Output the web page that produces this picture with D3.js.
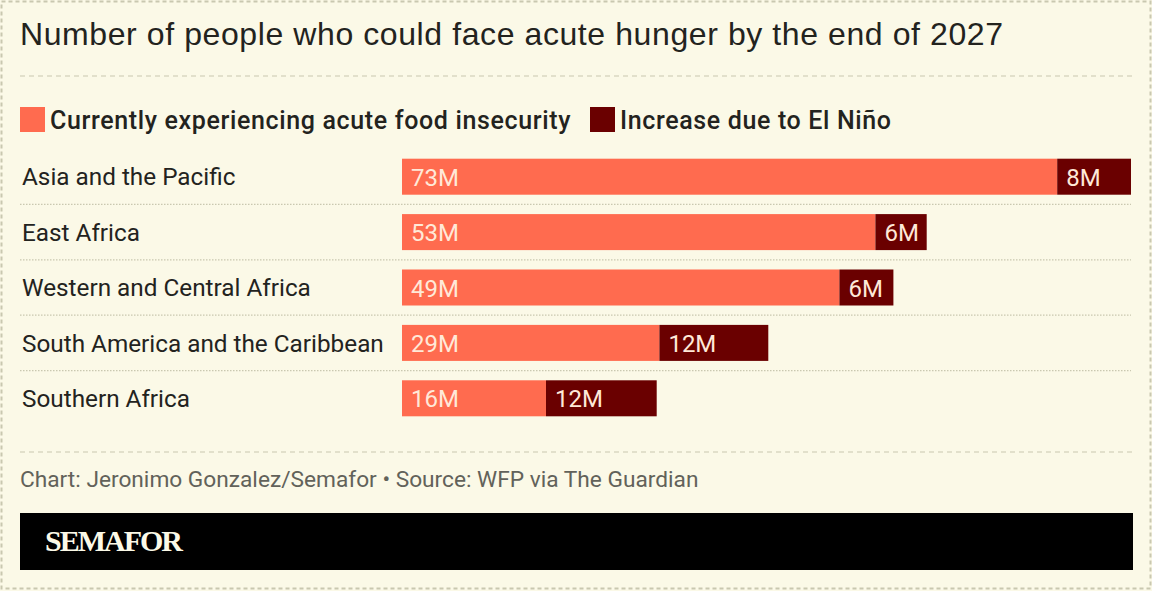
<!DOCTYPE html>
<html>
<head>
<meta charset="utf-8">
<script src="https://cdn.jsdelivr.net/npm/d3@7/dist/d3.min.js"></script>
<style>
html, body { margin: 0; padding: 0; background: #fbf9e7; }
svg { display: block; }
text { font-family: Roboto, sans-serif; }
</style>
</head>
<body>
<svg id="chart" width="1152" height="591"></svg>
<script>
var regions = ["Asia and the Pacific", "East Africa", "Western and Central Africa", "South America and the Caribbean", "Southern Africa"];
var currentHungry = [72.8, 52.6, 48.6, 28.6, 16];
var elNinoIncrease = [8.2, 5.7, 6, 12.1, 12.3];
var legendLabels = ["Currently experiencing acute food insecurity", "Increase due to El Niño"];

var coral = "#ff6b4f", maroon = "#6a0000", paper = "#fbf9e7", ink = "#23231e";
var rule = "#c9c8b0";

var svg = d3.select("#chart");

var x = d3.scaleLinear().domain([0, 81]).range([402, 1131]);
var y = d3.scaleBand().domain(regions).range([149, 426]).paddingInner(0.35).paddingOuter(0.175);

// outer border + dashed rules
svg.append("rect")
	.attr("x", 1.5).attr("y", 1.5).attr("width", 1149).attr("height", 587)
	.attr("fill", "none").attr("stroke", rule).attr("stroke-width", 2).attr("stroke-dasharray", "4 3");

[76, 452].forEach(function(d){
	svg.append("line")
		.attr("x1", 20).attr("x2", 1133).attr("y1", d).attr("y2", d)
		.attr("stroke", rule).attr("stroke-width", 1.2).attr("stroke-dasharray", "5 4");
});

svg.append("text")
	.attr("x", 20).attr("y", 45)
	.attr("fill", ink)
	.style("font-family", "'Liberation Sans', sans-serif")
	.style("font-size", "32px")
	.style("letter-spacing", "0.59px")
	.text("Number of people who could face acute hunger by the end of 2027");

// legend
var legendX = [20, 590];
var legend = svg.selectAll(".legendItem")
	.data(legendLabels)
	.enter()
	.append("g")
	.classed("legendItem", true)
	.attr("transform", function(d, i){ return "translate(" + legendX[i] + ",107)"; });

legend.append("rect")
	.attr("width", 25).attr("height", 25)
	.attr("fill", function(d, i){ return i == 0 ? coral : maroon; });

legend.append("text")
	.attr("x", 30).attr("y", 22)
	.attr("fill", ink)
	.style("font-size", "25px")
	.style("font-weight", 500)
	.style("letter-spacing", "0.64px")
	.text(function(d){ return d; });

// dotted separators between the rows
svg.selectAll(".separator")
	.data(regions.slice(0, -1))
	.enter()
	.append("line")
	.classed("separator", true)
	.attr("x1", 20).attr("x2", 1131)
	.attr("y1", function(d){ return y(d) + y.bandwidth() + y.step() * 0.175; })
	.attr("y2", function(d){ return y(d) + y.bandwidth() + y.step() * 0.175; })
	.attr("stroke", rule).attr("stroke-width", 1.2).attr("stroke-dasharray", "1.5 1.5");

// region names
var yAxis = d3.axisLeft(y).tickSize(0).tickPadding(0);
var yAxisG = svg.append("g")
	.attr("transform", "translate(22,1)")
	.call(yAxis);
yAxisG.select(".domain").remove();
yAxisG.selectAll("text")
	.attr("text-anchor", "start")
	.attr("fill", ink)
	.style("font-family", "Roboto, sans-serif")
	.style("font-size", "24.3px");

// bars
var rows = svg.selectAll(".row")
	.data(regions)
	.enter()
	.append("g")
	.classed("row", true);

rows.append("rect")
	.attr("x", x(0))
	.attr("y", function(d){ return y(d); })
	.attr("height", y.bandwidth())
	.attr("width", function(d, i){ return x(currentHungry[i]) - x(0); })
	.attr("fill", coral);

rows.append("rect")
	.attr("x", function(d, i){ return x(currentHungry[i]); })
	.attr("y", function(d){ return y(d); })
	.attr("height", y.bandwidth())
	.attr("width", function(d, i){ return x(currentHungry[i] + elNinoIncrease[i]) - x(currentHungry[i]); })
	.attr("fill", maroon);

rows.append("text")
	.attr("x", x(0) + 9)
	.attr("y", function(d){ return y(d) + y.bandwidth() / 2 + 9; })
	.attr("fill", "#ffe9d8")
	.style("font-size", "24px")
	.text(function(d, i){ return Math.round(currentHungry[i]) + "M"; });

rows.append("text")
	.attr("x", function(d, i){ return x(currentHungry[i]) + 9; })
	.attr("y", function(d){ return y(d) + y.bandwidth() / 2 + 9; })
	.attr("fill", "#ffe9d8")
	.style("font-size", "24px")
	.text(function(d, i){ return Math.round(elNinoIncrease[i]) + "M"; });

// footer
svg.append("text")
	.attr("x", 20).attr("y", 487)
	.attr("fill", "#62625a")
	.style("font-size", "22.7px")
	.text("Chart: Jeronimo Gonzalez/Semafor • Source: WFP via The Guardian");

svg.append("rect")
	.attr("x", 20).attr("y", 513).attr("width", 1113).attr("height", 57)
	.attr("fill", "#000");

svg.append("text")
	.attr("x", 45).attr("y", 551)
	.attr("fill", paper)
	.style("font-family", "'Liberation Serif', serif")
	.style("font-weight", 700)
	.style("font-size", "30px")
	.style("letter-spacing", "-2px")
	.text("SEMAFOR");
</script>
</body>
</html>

..............................

> [Prompt] Among the lines above, count those containing the word "picture" and give nothing but the result.

> [Task response] 1